Every line that includes the word "this" is to be listed.

## Start DATA ROWS

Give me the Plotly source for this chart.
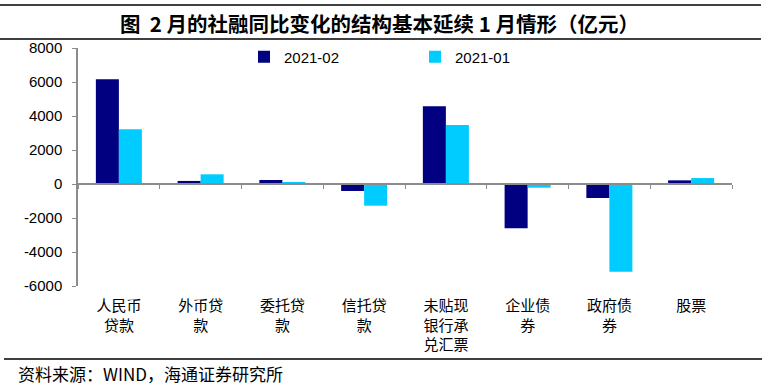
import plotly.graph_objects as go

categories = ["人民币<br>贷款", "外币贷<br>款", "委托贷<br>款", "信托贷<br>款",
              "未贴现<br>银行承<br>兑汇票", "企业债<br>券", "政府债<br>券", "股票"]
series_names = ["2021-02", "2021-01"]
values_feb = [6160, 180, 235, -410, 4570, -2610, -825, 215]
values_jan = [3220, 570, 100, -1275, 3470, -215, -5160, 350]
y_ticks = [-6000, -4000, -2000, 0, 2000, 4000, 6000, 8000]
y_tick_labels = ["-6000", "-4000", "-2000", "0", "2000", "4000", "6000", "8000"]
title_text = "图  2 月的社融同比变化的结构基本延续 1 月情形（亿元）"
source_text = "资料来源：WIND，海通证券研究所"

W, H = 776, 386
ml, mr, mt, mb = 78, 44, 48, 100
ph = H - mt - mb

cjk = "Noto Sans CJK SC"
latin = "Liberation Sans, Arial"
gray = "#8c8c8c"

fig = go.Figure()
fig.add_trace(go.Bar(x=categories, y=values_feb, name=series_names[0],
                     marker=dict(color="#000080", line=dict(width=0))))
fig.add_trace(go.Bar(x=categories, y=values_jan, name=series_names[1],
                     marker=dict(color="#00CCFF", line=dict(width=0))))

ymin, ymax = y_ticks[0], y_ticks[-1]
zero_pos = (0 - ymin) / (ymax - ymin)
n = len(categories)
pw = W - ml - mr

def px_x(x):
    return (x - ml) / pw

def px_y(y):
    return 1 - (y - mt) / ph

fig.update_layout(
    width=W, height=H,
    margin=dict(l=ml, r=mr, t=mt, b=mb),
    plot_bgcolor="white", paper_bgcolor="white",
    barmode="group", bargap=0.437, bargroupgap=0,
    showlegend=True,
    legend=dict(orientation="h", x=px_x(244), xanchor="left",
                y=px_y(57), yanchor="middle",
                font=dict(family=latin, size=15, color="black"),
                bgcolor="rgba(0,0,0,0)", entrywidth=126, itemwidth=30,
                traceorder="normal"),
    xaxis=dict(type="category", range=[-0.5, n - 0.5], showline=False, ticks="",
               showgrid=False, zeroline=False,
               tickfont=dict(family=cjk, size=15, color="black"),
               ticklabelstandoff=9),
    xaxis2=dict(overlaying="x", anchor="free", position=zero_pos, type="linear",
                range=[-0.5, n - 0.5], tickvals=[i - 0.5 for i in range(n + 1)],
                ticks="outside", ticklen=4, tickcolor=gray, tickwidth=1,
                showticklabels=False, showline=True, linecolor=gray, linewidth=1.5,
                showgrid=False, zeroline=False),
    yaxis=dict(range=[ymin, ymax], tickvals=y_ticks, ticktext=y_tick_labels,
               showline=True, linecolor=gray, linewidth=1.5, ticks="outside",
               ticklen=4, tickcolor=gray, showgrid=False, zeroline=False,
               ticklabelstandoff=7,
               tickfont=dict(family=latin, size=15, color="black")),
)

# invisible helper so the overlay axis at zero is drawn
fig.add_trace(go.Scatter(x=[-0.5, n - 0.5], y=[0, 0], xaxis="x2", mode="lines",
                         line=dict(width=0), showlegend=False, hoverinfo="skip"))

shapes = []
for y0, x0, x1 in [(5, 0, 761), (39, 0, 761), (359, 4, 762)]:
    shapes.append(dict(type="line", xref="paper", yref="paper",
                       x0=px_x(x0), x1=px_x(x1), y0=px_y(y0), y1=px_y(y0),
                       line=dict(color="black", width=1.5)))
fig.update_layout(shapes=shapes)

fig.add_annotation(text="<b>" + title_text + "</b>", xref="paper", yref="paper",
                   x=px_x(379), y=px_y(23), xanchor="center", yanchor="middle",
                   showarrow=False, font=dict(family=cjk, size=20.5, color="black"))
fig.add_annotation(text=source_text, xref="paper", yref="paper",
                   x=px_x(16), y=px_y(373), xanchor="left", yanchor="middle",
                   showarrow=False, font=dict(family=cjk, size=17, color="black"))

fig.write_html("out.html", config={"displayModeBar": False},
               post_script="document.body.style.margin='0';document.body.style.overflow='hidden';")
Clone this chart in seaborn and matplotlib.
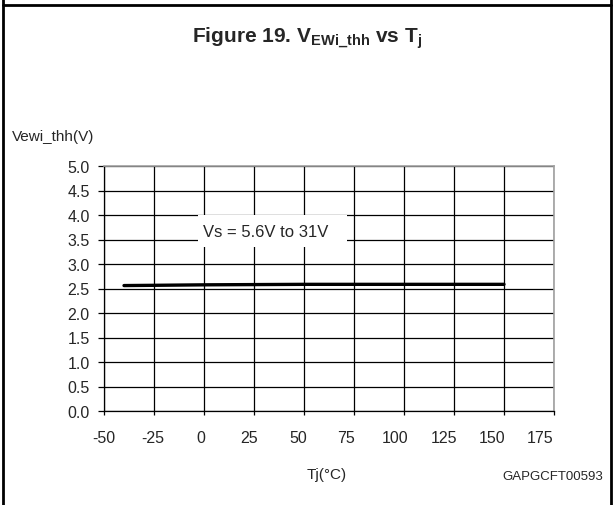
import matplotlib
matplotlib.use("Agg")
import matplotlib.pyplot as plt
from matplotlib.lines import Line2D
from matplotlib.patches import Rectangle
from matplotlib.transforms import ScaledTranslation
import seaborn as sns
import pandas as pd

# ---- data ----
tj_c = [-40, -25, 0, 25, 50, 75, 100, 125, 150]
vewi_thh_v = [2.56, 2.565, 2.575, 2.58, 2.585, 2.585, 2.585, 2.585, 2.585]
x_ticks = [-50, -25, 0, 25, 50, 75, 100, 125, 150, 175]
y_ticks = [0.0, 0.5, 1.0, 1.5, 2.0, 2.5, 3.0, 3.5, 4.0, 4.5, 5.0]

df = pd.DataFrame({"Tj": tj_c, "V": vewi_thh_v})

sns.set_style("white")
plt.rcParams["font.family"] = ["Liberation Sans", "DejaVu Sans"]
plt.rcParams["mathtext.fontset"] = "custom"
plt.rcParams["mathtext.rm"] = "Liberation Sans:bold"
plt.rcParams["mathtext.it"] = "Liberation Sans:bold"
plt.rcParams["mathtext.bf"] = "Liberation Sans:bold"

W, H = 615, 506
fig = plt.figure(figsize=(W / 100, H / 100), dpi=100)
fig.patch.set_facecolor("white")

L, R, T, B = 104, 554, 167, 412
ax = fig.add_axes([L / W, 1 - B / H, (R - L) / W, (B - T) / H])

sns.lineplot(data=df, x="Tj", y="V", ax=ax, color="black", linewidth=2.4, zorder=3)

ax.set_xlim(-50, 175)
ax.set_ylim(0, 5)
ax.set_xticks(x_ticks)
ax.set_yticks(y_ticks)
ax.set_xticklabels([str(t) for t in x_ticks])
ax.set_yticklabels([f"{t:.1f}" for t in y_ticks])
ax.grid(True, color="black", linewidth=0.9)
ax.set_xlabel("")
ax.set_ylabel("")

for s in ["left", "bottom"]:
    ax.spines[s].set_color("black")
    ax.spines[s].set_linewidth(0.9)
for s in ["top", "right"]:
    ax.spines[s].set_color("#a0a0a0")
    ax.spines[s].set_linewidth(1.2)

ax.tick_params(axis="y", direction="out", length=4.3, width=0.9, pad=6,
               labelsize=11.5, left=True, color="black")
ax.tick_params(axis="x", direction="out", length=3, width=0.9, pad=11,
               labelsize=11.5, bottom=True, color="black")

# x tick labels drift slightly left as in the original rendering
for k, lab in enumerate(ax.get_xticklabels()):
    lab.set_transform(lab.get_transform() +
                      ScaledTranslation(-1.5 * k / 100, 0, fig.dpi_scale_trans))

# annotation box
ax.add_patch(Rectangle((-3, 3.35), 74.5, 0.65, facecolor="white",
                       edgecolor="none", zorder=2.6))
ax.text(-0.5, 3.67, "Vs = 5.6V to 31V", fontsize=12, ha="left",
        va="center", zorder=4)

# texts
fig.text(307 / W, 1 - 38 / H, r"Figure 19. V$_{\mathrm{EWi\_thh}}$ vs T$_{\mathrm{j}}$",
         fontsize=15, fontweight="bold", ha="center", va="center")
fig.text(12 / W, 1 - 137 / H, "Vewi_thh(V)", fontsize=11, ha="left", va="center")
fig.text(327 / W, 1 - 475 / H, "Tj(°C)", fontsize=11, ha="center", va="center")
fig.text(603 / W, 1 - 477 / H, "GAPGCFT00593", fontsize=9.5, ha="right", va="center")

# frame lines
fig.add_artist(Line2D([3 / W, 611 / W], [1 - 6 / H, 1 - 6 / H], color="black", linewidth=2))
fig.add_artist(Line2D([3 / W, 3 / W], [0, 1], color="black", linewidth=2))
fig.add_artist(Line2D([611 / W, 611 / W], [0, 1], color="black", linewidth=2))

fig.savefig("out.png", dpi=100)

## End DATA ROWS

**SOLUTION TO THE PROBLEM:**
Give me the Plotly source for this chart.
Clone this chart in seaborn and matplotlib.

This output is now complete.